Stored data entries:
::::::::::

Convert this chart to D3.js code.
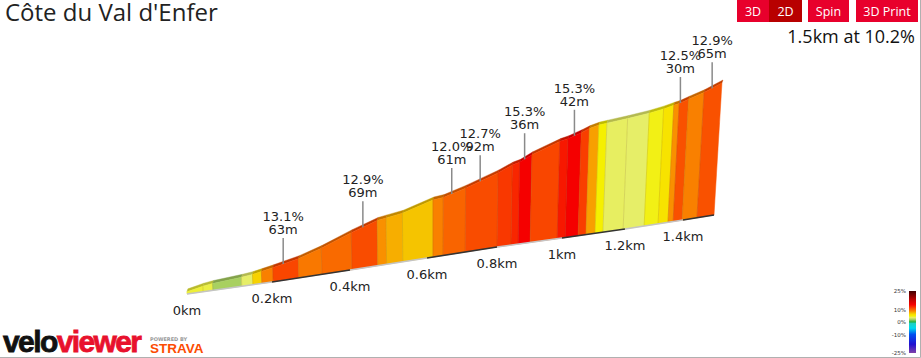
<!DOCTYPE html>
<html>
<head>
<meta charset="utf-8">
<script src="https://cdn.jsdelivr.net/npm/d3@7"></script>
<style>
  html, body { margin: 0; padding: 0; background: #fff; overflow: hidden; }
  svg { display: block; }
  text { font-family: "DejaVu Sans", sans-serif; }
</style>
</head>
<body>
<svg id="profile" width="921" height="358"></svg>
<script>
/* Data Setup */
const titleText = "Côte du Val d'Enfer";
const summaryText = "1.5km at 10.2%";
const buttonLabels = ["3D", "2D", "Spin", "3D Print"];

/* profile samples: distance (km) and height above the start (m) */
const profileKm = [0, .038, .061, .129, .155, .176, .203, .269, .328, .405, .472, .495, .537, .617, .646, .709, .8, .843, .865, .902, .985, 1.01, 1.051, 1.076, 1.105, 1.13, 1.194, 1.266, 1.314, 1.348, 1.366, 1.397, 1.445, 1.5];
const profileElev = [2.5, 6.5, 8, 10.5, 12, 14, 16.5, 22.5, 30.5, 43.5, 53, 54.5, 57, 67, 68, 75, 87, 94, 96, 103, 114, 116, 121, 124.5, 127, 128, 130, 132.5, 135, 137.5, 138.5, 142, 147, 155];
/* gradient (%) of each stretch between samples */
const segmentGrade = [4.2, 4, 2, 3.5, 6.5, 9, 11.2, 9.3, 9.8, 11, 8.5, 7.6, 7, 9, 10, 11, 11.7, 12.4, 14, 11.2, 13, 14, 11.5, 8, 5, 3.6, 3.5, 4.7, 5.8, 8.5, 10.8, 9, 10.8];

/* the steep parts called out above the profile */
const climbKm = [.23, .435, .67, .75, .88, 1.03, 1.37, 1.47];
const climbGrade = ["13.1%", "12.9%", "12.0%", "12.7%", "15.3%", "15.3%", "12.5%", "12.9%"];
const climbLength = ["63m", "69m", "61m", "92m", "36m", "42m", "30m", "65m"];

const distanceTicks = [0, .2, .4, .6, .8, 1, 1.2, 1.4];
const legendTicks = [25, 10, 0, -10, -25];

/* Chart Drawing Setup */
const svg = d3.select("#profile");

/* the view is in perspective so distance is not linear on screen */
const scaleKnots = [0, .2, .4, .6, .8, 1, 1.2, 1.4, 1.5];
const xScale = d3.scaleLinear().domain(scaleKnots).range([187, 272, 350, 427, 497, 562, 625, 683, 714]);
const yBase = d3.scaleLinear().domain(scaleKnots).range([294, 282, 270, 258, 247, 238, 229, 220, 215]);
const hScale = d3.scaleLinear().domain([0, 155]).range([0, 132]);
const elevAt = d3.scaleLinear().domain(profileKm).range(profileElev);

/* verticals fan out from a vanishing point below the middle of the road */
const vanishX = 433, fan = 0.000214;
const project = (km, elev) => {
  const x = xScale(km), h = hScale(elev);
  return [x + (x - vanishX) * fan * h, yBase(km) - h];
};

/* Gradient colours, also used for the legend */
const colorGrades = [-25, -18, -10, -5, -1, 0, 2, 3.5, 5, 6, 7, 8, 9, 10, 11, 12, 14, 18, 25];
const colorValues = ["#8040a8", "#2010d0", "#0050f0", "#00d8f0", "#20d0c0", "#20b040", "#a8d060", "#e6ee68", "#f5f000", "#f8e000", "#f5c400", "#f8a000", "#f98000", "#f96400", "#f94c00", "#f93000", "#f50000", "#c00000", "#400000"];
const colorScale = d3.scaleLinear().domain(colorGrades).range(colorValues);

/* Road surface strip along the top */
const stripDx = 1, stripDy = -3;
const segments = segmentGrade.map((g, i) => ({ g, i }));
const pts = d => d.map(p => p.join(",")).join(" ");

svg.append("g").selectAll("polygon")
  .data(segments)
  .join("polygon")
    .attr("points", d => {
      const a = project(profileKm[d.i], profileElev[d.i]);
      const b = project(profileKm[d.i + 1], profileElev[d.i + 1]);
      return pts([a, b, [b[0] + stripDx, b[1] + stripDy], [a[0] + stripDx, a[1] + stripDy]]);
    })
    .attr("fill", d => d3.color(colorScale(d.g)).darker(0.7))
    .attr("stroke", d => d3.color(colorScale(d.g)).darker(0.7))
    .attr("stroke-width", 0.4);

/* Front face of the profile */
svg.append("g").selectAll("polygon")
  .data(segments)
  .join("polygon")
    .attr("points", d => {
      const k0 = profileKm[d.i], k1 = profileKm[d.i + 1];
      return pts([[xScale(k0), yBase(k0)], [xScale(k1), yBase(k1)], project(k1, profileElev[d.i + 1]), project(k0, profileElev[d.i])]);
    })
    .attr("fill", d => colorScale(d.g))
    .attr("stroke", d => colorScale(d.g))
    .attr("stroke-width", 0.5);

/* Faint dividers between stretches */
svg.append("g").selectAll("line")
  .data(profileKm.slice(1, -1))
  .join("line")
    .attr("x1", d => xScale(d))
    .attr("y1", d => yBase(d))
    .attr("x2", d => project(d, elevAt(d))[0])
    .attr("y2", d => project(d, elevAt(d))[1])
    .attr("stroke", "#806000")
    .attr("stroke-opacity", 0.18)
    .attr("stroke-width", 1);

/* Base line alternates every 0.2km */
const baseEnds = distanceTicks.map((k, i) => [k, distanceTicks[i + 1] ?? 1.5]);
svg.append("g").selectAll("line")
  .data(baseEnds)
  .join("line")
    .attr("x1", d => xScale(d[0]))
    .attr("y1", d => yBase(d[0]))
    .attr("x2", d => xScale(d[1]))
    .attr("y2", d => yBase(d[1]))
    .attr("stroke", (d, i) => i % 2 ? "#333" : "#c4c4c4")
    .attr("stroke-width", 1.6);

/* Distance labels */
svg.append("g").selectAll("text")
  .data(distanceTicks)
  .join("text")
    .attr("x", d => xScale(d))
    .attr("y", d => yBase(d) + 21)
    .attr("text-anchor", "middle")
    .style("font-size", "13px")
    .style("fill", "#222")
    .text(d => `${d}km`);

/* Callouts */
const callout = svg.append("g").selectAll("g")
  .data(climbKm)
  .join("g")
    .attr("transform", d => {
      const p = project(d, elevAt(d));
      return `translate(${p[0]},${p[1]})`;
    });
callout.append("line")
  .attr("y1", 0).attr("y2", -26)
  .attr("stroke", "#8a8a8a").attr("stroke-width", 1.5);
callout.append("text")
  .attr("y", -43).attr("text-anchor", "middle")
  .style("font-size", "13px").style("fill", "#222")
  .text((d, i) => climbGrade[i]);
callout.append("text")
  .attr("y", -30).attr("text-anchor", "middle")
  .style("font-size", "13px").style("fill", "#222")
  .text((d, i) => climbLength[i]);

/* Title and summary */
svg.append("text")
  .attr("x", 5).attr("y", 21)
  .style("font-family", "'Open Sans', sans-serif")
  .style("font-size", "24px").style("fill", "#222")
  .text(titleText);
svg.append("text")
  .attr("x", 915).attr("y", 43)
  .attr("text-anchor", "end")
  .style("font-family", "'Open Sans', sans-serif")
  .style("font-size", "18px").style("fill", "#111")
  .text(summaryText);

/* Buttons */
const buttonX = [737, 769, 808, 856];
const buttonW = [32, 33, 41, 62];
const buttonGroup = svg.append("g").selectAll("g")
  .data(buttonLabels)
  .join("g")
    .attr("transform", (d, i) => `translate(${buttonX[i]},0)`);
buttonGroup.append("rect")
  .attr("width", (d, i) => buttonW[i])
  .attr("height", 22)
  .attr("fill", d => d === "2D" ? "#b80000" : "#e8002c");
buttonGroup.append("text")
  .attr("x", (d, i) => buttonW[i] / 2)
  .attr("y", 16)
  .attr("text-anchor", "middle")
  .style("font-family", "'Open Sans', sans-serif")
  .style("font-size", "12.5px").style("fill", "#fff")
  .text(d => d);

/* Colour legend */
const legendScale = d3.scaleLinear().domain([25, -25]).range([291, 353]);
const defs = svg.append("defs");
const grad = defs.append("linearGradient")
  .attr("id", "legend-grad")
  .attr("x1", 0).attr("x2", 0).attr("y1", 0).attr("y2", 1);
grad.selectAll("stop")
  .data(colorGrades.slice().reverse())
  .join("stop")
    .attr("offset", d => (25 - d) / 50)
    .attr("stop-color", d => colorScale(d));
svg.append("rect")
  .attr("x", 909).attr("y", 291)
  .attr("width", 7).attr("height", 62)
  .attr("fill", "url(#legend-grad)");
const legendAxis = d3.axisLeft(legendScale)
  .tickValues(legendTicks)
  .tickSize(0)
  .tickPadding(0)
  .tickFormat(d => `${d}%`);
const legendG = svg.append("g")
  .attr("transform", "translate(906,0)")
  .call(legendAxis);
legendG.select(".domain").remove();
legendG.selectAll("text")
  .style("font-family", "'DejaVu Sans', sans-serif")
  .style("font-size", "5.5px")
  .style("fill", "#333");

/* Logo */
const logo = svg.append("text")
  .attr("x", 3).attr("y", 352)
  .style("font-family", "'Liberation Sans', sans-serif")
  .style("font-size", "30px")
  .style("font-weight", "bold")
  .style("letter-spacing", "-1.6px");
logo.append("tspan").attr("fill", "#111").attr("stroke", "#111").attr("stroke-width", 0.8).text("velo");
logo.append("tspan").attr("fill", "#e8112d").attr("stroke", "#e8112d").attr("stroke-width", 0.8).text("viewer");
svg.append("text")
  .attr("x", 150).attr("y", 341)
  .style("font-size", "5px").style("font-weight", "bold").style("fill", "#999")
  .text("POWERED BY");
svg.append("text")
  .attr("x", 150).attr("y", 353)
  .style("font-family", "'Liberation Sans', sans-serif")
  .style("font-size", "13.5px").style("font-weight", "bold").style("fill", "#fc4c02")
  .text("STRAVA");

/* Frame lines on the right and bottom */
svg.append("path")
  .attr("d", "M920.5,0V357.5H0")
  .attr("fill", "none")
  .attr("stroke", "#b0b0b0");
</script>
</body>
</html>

::::::::::

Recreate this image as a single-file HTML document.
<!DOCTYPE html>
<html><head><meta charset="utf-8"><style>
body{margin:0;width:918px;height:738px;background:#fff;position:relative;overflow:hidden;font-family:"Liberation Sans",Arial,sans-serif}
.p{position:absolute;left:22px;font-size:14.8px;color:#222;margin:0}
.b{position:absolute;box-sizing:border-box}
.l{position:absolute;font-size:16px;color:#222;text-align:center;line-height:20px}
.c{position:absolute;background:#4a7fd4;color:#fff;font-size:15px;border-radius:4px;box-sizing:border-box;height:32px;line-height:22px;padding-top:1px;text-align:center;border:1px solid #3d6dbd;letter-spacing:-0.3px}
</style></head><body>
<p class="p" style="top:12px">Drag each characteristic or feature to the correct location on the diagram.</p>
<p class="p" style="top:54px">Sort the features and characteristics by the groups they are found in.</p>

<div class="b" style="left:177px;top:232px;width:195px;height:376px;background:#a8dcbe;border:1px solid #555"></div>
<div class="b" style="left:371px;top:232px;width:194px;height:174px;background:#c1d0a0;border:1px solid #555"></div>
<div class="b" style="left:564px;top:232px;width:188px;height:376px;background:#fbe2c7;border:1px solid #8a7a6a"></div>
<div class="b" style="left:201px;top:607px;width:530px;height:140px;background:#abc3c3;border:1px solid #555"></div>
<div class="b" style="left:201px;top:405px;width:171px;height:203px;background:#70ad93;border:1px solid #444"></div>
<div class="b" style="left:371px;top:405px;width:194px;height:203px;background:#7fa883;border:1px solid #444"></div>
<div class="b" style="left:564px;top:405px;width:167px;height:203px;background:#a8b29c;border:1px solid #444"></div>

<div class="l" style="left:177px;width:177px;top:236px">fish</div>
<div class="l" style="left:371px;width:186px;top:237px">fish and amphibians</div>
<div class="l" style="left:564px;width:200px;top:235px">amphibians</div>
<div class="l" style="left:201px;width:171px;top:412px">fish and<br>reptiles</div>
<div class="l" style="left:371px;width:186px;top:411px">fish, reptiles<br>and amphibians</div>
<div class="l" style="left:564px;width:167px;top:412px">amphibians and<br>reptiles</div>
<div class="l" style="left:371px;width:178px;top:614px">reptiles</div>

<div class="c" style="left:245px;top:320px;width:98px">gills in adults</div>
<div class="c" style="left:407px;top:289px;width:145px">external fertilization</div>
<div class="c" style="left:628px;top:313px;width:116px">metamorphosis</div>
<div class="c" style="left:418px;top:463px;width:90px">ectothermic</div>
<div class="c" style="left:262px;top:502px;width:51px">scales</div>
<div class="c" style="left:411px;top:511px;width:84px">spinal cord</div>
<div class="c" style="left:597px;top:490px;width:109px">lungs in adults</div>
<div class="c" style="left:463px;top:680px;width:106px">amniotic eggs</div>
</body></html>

::::::::::

What to work on. Using the data above, extract exactly the lines from the one containing "Convert this chart to D3.js code." through the one containing "10.8, 9, 10.8];". Pictures are left out.

Response to the task.
Convert this chart to D3.js code.
<!DOCTYPE html>
<html>
<head>
<meta charset="utf-8">
<script src="https://cdn.jsdelivr.net/npm/d3@7"></script>
<style>
  html, body { margin: 0; padding: 0; background: #fff; overflow: hidden; }
  svg { display: block; }
  text { font-family: "DejaVu Sans", sans-serif; }
</style>
</head>
<body>
<svg id="profile" width="921" height="358"></svg>
<script>
/* Data Setup */
const titleText = "Côte du Val d'Enfer";
const summaryText = "1.5km at 10.2%";
const buttonLabels = ["3D", "2D", "Spin", "3D Print"];

/* profile samples: distance (km) and height above the start (m) */
const profileKm = [0, .038, .061, .129, .155, .176, .203, .269, .328, .405, .472, .495, .537, .617, .646, .709, .8, .843, .865, .902, .985, 1.01, 1.051, 1.076, 1.105, 1.13, 1.194, 1.266, 1.314, 1.348, 1.366, 1.397, 1.445, 1.5];
const profileElev = [2.5, 6.5, 8, 10.5, 12, 14, 16.5, 22.5, 30.5, 43.5, 53, 54.5, 57, 67, 68, 75, 87, 94, 96, 103, 114, 116, 121, 124.5, 127, 128, 130, 132.5, 135, 137.5, 138.5, 142, 147, 155];
/* gradient (%) of each stretch between samples */
const segmentGrade = [4.2, 4, 2, 3.5, 6.5, 9, 11.2, 9.3, 9.8, 11, 8.5, 7.6, 7, 9, 10, 11, 11.7, 12.4, 14, 11.2, 13, 14, 11.5, 8, 5, 3.6, 3.5, 4.7, 5.8, 8.5, 10.8, 9, 10.8];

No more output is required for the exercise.